Come and Get It: Greek Hotels, Sites, Islands Up for Grabs, ‘Guardian’ Reveals
Airports, major tourism properties including hotels, spas, beaches, marinas, golf courses, campsites and ski centers, as well as Olympic properties and other estates along the Athenian Riviera will soon be up for sale in efforts to boost state coffers, the Guardian reports.
By 2018, “asset-stripping could bring in 6 billion euros”, Greece’s privatisation agency chairman, Stergios Pitsiorlas, told the Guardian in an interview this week.

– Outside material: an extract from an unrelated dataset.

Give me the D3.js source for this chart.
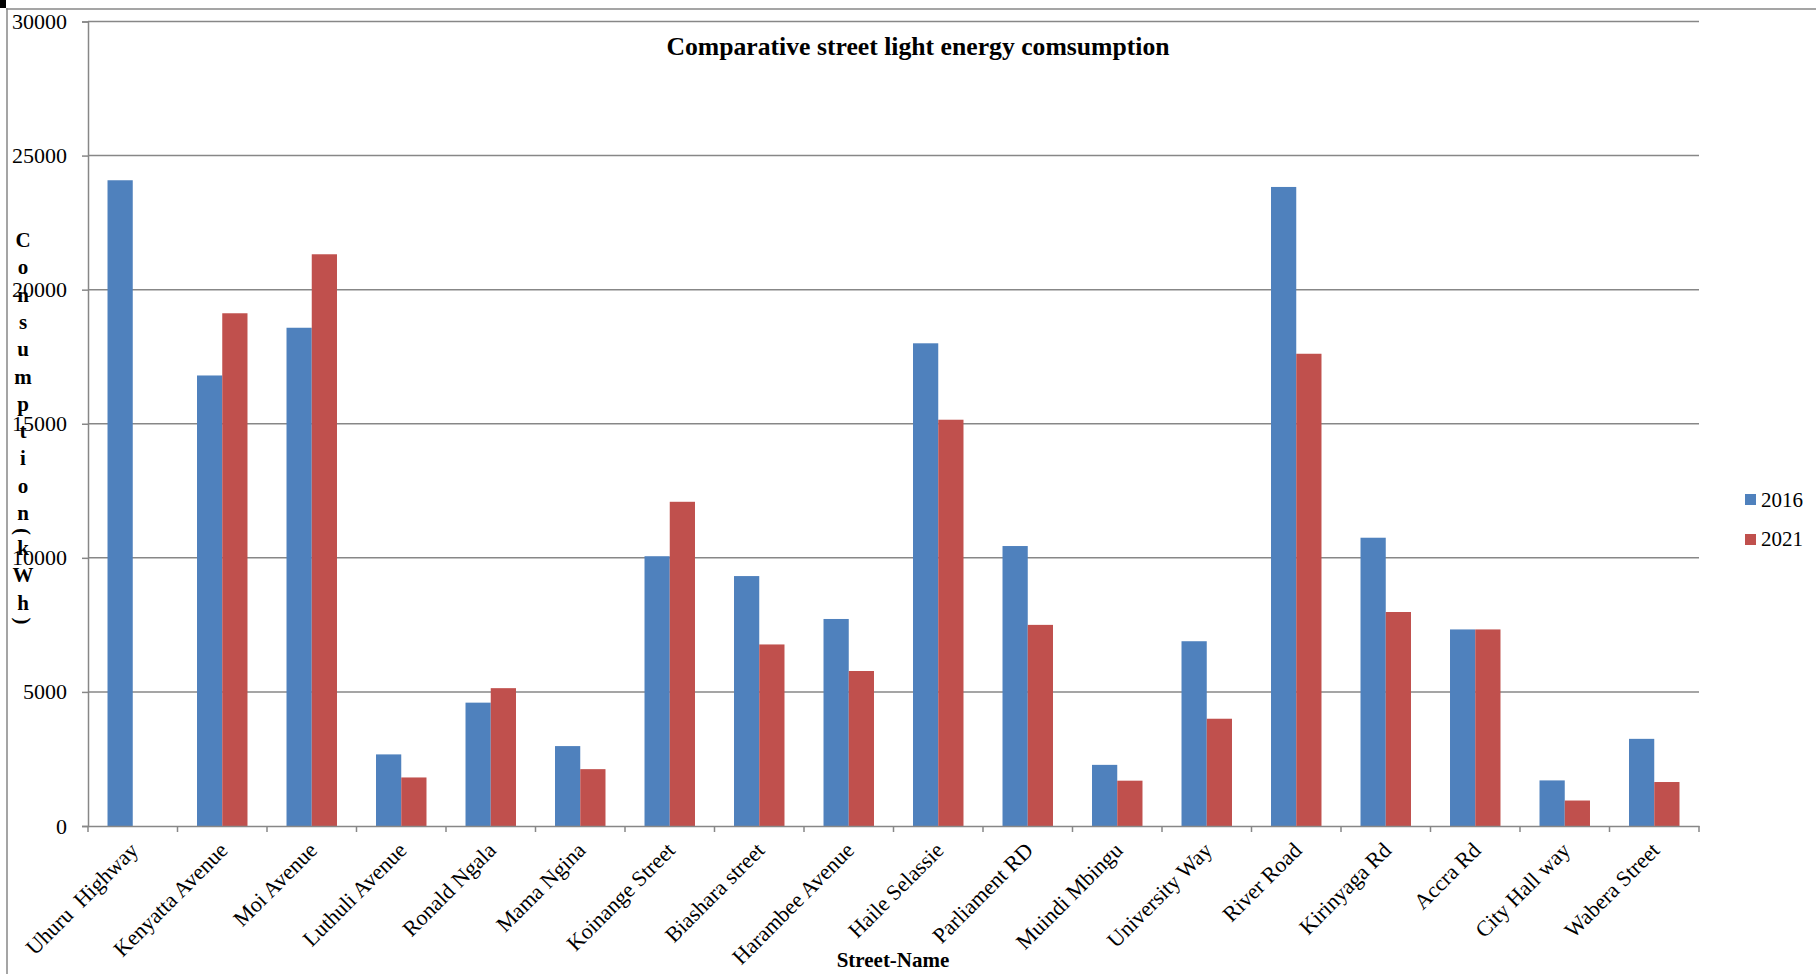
<!DOCTYPE html>
<html>
<head>
<meta charset="utf-8">
<script src="https://cdn.jsdelivr.net/npm/d3@7"></script>
<style>
  html, body { margin: 0; padding: 0; background: #fff; }
  svg { display: block; font-family: "Liberation Serif", "Times New Roman", serif; }
</style>
</head>
<body>
<svg id="chart" width="1816" height="974"></svg>
<script>
const categories = ["Uhuru  Highway", "Kenyatta Avenue", "Moi Avenue", "Luthuli Avenue", "Ronald Ngala",
  "Mama Ngina", "Koinange Street", "Biashara street", "Harambee Avenue", "Haile Selassie",
  "Parliament RD", "Muindi Mbingu", "University Way", "River Road", "Kirinyaga Rd",
  "Accra Rd", "City Hall way", "Wabera Street"];
const seriesNames = ["2016", "2021"];
const values2016 = [24080, 16800, 18580, 2670, 4600, 2980, 10060, 9320, 7720, 18000, 10440, 2280, 6890, 23830, 10750, 7330, 1700, 3250];
const values2021 = [0, 19120, 21320, 1810, 5140, 2120, 12090, 6770, 5780, 15150, 7500, 1690, 4000, 17610, 7980, 7330, 950, 1640];
const yTicks = [0, 5000, 10000, 15000, 20000, 25000, 30000];
const titleText = "Comparative street light energy comsumption";
const xTitle = "Street-Name";
const yTitle = "Consumption(kWh)";
const colors = ["#4F81BD", "#C0504D"];

const svg = d3.select("#chart");
const plot = { left: 88, right: 1699, top: 21.5, bottom: 826 };
const gridColor = "#878787";

// outer frame
svg.append("rect").attr("x", 0).attr("y", 0).attr("width", 6).attr("height", 8).attr("fill", "#000");
svg.append("line").attr("x1", 6).attr("x2", 1816).attr("y1", 9).attr("y2", 9)
  .attr("stroke", gridColor).attr("stroke-width", 1.5);
svg.append("line").attr("x1", 7).attr("x2", 7).attr("y1", 8).attr("y2", 974)
  .attr("stroke", gridColor).attr("stroke-width", 1.5);

const x0 = d3.scaleBand().domain(categories).range([plot.left, plot.right]).paddingInner(0).paddingOuter(0);
const bw = x0.bandwidth();
const x1 = d3.scaleBand().domain(seriesNames).range([bw * 0.218, bw * 0.782]).padding(0);
const y = d3.scaleLinear().domain([0, 30000]).range([plot.bottom, plot.top]);

// gridlines
svg.append("g").selectAll("line").data(yTicks.filter(d => d > 0)).join("line")
  .attr("x1", plot.left).attr("x2", plot.right)
  .attr("y1", d => y(d)).attr("y2", d => y(d))
  .attr("stroke", gridColor).attr("stroke-width", 1.5);

// bars
const data = categories.map((c, i) => ({ cat: c, vals: [values2016[i], values2021[i]] }));
const groups = svg.append("g").selectAll("g").data(data).join("g")
  .attr("transform", d => `translate(${x0(d.cat)},0)`);
groups.selectAll("rect").data(d => d.vals.map((v, j) => ({ key: seriesNames[j], v, j })))
  .join("rect")
  .attr("x", d => x1(d.key))
  .attr("width", x1.bandwidth())
  .attr("y", d => y(d.v))
  .attr("height", d => y(0) - y(d.v))
  .attr("fill", d => colors[d.j]);

// y axis
const yAxis = d3.axisLeft(y).tickValues(yTicks).tickSize(6).tickPadding(15).tickFormat(d3.format("d"));
const gy = svg.append("g").attr("transform", `translate(${plot.left},0)`).call(yAxis);
gy.select(".domain").attr("stroke", gridColor).attr("stroke-width", 1.5);
gy.selectAll(".tick line").attr("stroke", gridColor).attr("stroke-width", 1.5);
gy.selectAll(".tick text").attr("font-size", 22).attr("fill", "#000")
  .attr("font-family", "Liberation Serif, Times New Roman, serif");

// x axis
const xAxis = d3.axisBottom(x0).tickSize(0).tickFormat("");
const gx = svg.append("g").attr("transform", `translate(0,${plot.bottom})`).call(xAxis);
gx.select(".domain").attr("stroke", gridColor).attr("stroke-width", 1.5);
gx.selectAll(".tick").remove();
const boundaries = categories.map(c => x0(c)).concat([plot.right]);
gx.selectAll("line.bt").data(boundaries).join("line").attr("class", "bt")
  .attr("x1", d => d).attr("x2", d => d).attr("y1", 0).attr("y2", 6)
  .attr("stroke", gridColor).attr("stroke-width", 1.5);

// x labels
svg.append("g").selectAll("text").data(categories).join("text")
  .attr("transform", d => `translate(${x0(d) + bw / 2 - 5},840) rotate(-45)`)
  .attr("text-anchor", "end")
  .attr("dy", "0.75em")
  .attr("font-size", 22)
  .style("white-space", "pre")
  .attr("fill", "#000")
  .text(d => d);

// title
svg.append("text").attr("x", 918).attr("y", 55).attr("text-anchor", "middle")
  .attr("font-size", 25.7).attr("font-weight", "bold").attr("fill", "#000").text(titleText);

// x title
svg.append("text").attr("x", 893).attr("y", 967).attr("text-anchor", "middle")
  .attr("font-size", 21).attr("font-weight", "bold").attr("fill", "#000").text(xTitle);

// y title (stacked letters)
const chars = yTitle.split("");
let yPos = 247;
const isParen = c => c === "(" || c === ")";
const positions = chars.map((c, i) => {
  if (i > 0) yPos += (isParen(c) || isParen(chars[i - 1])) ? 17.5 : 27.3;
  return yPos;
});
const yt = svg.append("g");
chars.forEach((c, i) => {
  if (isParen(c)) {
    yt.append("text")
      .attr("transform", `translate(23,${positions[i] - 6}) rotate(90)`)
      .attr("text-anchor", "middle").attr("dy", "0.35em")
      .attr("font-size", 21).attr("font-weight", "bold").attr("fill", "#000").text(c);
  } else {
    yt.append("text").attr("x", 23).attr("y", positions[i]).attr("text-anchor", "middle")
      .attr("font-size", 21).attr("font-weight", "bold").attr("fill", "#000").text(c);
  }
});

// legend
const leg = svg.append("g");
seriesNames.forEach((s, i) => {
  leg.append("rect").attr("x", 1745).attr("y", 494 + i * 40).attr("width", 11).attr("height", 11).attr("fill", colors[i]);
  leg.append("text").attr("x", 1761).attr("y", 507 + i * 39).attr("font-size", 21).attr("fill", "#000").text(s);
});
</script>
</body>
</html>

“It could be a shopping list for the scenery in a movie – rather than a list of possessions that Athens is under immense pressure to offload,” the Guardian says, referring to an asset portfolio of some 71,000 properties now under the newly established Hellenic Holdings and Property Company (EESP), which will be responsible for facilitating the sale of state property and public corporations, including 23 regional airports. According to the UK paper, the full details of real estate up for sale will be revealed in the coming months.
Privatizations thus far in Greece include, the sale of the country’s biggest piece of real estate at Athens’ former Hellenikon airport, set to be concluded this month, according to Mr Pitsiorlas, and expected to bring in some 2 billion euros; Chinese shipping giant Cosco’s purchase of a 67 percent stake in Piraeus port; German transport operator Fraport’s management of 14 regional airports – and all this amidst criticism by people and politicians alike.
“In some ways they [critics] are right. The truth lies somewhere halfway,” Mr Pitsiorlas told the Guardian. “But there is a dignity far worse, the indignity of being forced to rely on foreign lenders. If we want, as a true party of the left, to help workers, if we want to stop salaries and pensions being cut and taxes being augmented, we have to find money from somewhere, we have to develop our economy.”